"My visit with Rheumatoligist in Broome Hospital"
About: Broome Health Campus Broome Health Campus Broome 6725
Posted by Felt ignored (as ),
I was 1st appt @ 9: 00 am didn't get seen till 9: 45 am. No explanation as to why my appt was late. Finally saw a registrar, who rushed thru her explanation of my results, asked very few questions and when I endeavoured to ask questions was brushed off. She gave her diagnosis which was," We are not sure of a diagnosis just that there is an inflammatory element going on", and said I should start treatment on Plaquenill. I asked her what the possible side effects of drug are and she said I should "google" it! ! I reminded her of my other health issues and she replied - well it's an oral drug so of course there is potential for side effects.
Then the rheumatologist entered room, briefly said hello to me then asked the registrar for her diagnosis and treatment plan. I felt I was not in the room. The rheumatologist agreed with the registrar's treatment plan and advised me that he would speak with me via a telehealth appt in 6 weeks. I tried to interrupt and ask questions but was brushed off. I felt they were both very rushed. The rhueumatologist left the room and the registrar proceeded to write me a script and said they would be in touch.
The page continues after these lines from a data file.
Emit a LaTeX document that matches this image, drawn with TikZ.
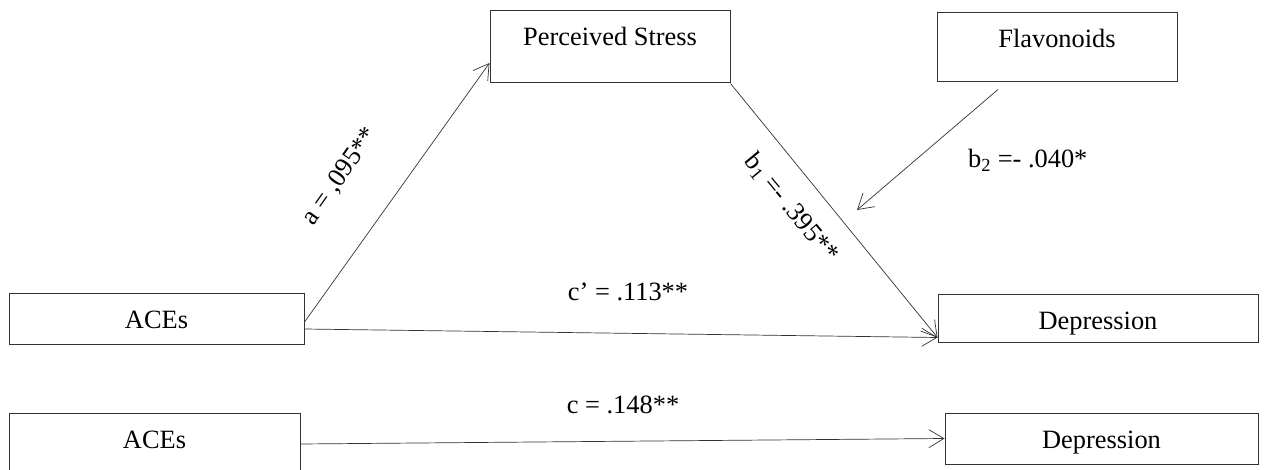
\documentclass[tikz,border=0pt]{standalone}
\usepackage{fontspec}
\setmainfont{Liberation Serif}
\usetikzlibrary{arrows.meta}
\begin{document}
\begin{tikzpicture}[x=1pt,y=-1pt,
  box/.style={draw=black!80, line width=1pt, inner sep=0pt, text height=35pt, font=\fontsize{26.4}{30}\selectfont},
  lbl/.style={inner sep=0pt, font=\fontsize{26.4}{30}\selectfont},
  conn/.style={draw=black!80, line width=0.7pt, -{Straight Barb[length=15pt,width=18pt]}}]
\useasboundingbox (0,0) rectangle (1271,470);
% boxes
\node[box, minimum width=240pt, text depth=37pt] (ps)   at (610,47)    {Perceived Stress};
\node[box, minimum width=240pt, text depth=34pt] (flav) at (1057,47.5) {Flavonoids};
\node[box, minimum width=295pt, text depth=16pt] (acesA) at (156.5,318.5) {ACEs};
\node[box, minimum width=320pt, text depth=13pt] (depA)  at (1098,318)   {Depression};
\node[box, minimum width=291pt, text depth=27pt] (acesB) at (154.5,444)  {ACEs};
\node[box, minimum width=313pt, text depth=16pt] (depB)  at (1101.5,438.5) {Depression};
\coordinate (b2end) at (857,210);
% connectors
\draw[conn] ([yshift=-3.5pt]acesA.east) -- ([yshift=-16pt]ps.west);
\draw[conn] ([yshift=-10.5pt]acesA.east) -- ([yshift=5pt]depA.south west);
\draw[conn] (ps.south east) -- ([yshift=5pt]depA.south west);
\draw[conn] ([xshift=-59pt,yshift=-7pt]flav.south) -- (b2end);
\draw[conn] (acesB.east) -- (depB.west);
% labels
\node[lbl, rotate=54.6] (la) at (340.5,176.5) {a = ,095**};
\node[lbl, rotate=-50.5] (lb1) at (791,208) {b\textsubscript{1} =- .395**};
\node[lbl, anchor=base west] (lb2) at (968,168) {b\textsubscript{2} =- .040*};
\node[lbl, anchor=base] (lcp) at (628,301) {c’ = .113**};
\node[lbl, anchor=base] (lc) at (623,413) {c = .148**};
\end{tikzpicture}
\end{document}
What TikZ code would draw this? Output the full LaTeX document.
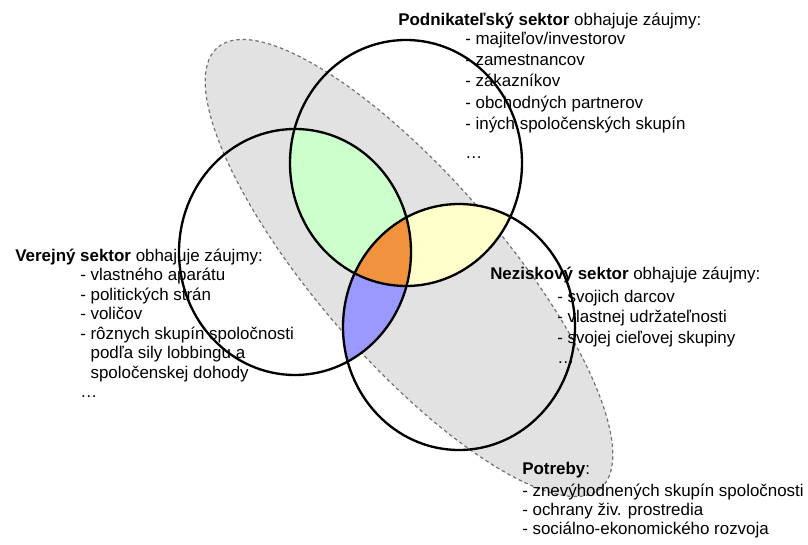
\documentclass[tikz,border=0pt]{standalone}
\usepackage{fontspec}
\setmainfont{Liberation Sans}
\usetikzlibrary{positioning}

\definecolor{ovalgray}{RGB}{226,226,226}
\definecolor{lensgreen}{RGB}{204,255,204}
\definecolor{lensyellow}{RGB}{255,255,204}
\definecolor{lensblue}{RGB}{153,153,255}
\definecolor{lensorange}{RGB}{240,146,62}

\begin{document}
\begin{tikzpicture}[
        x=0.75pt, y=-0.75pt,
        ring/.style={x radius=116, y radius=123},
        ringline/.style={draw=black, line width=1.75pt},
        oval/.style={fill=ovalgray, draw=gray!90!black, dashed, dash pattern=on 2.6pt off 2.2pt, line width=0.9pt},
        head/.style={anchor=west, inner sep=0pt, font=\fontsize{12.7}{15}\selectfont},
        list/.style={anchor=north west, inner sep=0pt, align=left, font=\fontsize{12.7}{14.6}\selectfont}
    ]
        \useasboundingbox (0,0) rectangle (808,545);

        % Centres
        \coordinate (biz) at (406,163);
        \coordinate (pub) at (295,252);
        \coordinate (npo) at (459,327);
        \coordinate (needs) at (409,268);

        % Needs oval
        \draw[oval, rotate around={-49:(needs)}] (needs) ellipse [x radius=292, y radius=92];

        % Overlaps
        \begin{scope}
            \clip (biz) ellipse [ring];
            \fill[lensgreen] (pub) ellipse [ring];
            \fill[lensyellow] (npo) ellipse [ring];
        \end{scope}
        \begin{scope}
            \clip (pub) ellipse [ring];
            \fill[lensblue] (npo) ellipse [ring];
            \clip (biz) ellipse [ring];
            \fill[lensorange] (npo) ellipse [ring];
        \end{scope}

        % Business sector
        \node[head] (bizhead) at (398,21) {\textbf{Podnikateľský sektor} obhajuje záujmy:};
        \node[list, font=\fontsize{12.7}{15.9}\selectfont] (bizlist) at (465,32)
            {- majiteľov/investorov\\- zamestnancov\\- zákazníkov\\- obchodných partnerov\\- iných spoločenských skupín\\[6pt]…};

        % Public sector
        \node[head] (pubhead) at (15,257) {\textbf{Verejný sektor} obhajuje záujmy:};
        \node[list, font=\fontsize{12.7}{14.6}\selectfont] (publist) at (80,268)
            {- vlastného aparátu\\- politických strán\\- voličov\\- rôznych skupín spoločnosti\\\phantom{- }podľa sily lobbingu a\\\phantom{- }spoločenskej dohody\\…};

        % Non-profit sector
        \node[head] (npohead) at (490,275) {\textbf{Neziskový sektor} obhajuje záujmy:};
        \node[list, font=\fontsize{12.7}{15.2}\selectfont] (npolist) at (557,290)
            {- svojich darcov\\- vlastnej udržateľnosti\\- svojej cieľovej skupiny\\…};

        % Needs
        \node[head] (needshead) at (522,470) {\textbf{Potreby}:};
        \node[list, font=\fontsize{12.7}{14.3}\selectfont] (needslist) at (522,484)
            {- znevýhodnených skupín spoločnosti\\- ochrany živ. prostredia\\- sociálno-ekonomického rozvoja};

        % Circles
        \draw[ringline] (biz) ellipse [ring];
        \draw[ringline] (pub) ellipse [ring];
        \draw[ringline] (npo) ellipse [ring];
    \end{tikzpicture}
\end{document}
I felt as though I'd been ignored and my questions had no value. If I'd been able to get a word in, I would have been able to tell them since my visit with the physician 8 weeks previously my symptoms had vastly improved. I also wanted to ask what things I could do personally to improve my symptoms at home i.e. exercise? what type? diet? massage? physiotherapy? The entire visit took less than 15 mins.
I was quite upset and the next day filled out a complaint form at the hospital. Which was subsequently followed up and I was very happy with the support from the people that handled that complaint. I was very disappointed tho that both the rheumatologist and his registrar denied/lied about what took place. As a result I will no longer see them, as I feel I cannot trust them or feel that they are concerned with me as patient as whole.